Scharifker’s experience is a reflection of what has been going on for several years in the UCV. “Political parties see these young people as leaders they should invest in, to then see them grow within the party. That’s what Un Nuevo Tiempo saw in me and in other groups of young people.” He explains that to support him, the party served as a megaphone, broadcasting announcements in the media. And during student elections, they also gave support with money, although he says that most of it came from their own pocket.
But not all of the responsibility falls on political parties. Looking for that same media exposure, Scharifker says that many students use the FCU-UCV as a boost for national politics. Again, the problem isn’t the goal, it’s the strategy. For Scharifker, as with many others in Venezuelan history, having a position as a student opened up doors for public positions, like a councilman for the wealthy municipality of Chacao. “If you only want to be elected to use the position as a springboard and not to solve the problems in the university, then you’re abusing power,” he says. “That takes away from the prestige of student representation.”
Chavismo, the Left, and the UCV
While not as much as the opposition, chavismo has also been nurtured by UCV leaderships. Many of its current leaders and former ministers, like Jorge Rodríguez, Ricardo Menéndez, Elías Jaua, Jorge Arreaza, Héctor Rodríguez or Kevin Ávila, presided the FCU or had an important role in the student movements of their time.
Before chavismo took over in Venezuela, Fidel Castro’s socialism and communism were a fad at the UCV. After the dictatorship of Marcos Pérez Jiménez ended in 1958, it became a stronghold for leftist thought. Once in power, Hugo Chávez and Nicolás Maduro broke that leftist tradition, to the point that it became extinct as an organized group.

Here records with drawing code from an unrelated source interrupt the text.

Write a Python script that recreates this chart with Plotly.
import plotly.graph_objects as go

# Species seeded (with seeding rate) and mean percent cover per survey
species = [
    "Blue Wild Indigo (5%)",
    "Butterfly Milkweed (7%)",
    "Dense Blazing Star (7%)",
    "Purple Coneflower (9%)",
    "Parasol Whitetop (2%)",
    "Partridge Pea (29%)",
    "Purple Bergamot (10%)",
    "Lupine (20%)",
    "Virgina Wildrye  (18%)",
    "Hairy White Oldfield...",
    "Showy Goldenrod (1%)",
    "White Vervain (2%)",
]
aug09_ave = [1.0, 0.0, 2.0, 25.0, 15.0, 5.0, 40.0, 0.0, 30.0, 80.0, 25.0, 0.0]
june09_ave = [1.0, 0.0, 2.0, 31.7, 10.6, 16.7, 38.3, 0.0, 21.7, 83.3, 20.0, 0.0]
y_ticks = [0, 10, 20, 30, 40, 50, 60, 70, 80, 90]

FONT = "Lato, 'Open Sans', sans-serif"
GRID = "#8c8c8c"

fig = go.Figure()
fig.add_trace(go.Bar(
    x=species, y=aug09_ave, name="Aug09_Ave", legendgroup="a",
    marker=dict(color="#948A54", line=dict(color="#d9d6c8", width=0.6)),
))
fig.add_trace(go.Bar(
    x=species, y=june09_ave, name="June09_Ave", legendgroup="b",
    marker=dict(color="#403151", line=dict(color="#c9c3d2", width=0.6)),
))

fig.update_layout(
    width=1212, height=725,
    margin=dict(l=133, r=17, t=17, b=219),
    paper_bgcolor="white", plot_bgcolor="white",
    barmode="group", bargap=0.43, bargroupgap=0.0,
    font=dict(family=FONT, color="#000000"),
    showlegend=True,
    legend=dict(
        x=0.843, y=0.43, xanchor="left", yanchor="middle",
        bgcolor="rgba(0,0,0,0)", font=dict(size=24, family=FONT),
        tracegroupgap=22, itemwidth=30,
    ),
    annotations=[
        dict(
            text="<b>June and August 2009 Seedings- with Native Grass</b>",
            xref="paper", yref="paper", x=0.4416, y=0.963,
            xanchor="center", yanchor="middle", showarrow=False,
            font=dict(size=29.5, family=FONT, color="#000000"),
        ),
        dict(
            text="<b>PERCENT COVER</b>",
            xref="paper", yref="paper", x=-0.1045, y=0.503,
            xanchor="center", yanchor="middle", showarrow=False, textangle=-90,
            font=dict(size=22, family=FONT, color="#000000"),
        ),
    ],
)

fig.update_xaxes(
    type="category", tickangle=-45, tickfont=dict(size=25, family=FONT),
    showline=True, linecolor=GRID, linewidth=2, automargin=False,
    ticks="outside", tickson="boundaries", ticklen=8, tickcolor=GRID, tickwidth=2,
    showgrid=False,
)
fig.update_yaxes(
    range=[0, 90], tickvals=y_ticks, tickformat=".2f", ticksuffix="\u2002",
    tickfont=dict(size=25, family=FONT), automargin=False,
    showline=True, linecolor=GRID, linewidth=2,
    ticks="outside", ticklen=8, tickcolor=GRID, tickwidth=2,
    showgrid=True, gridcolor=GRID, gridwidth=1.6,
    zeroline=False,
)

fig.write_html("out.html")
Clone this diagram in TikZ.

Evans, who supported Chávez’s government until 2012, says that Maduro has no representation in the UCV because he didn’t go to the university. “He doesn’t know how important it is to get involved and to respect the education process of the university.” About Chávez, on the other hand, he says that he couldn’t go into the UCV because he had a primarily military background – although he had a Master’s in Political Science from Universidad Simón Bolívar. “His training was vertical, so he couldn’t comprehend the plurality there is at the university.”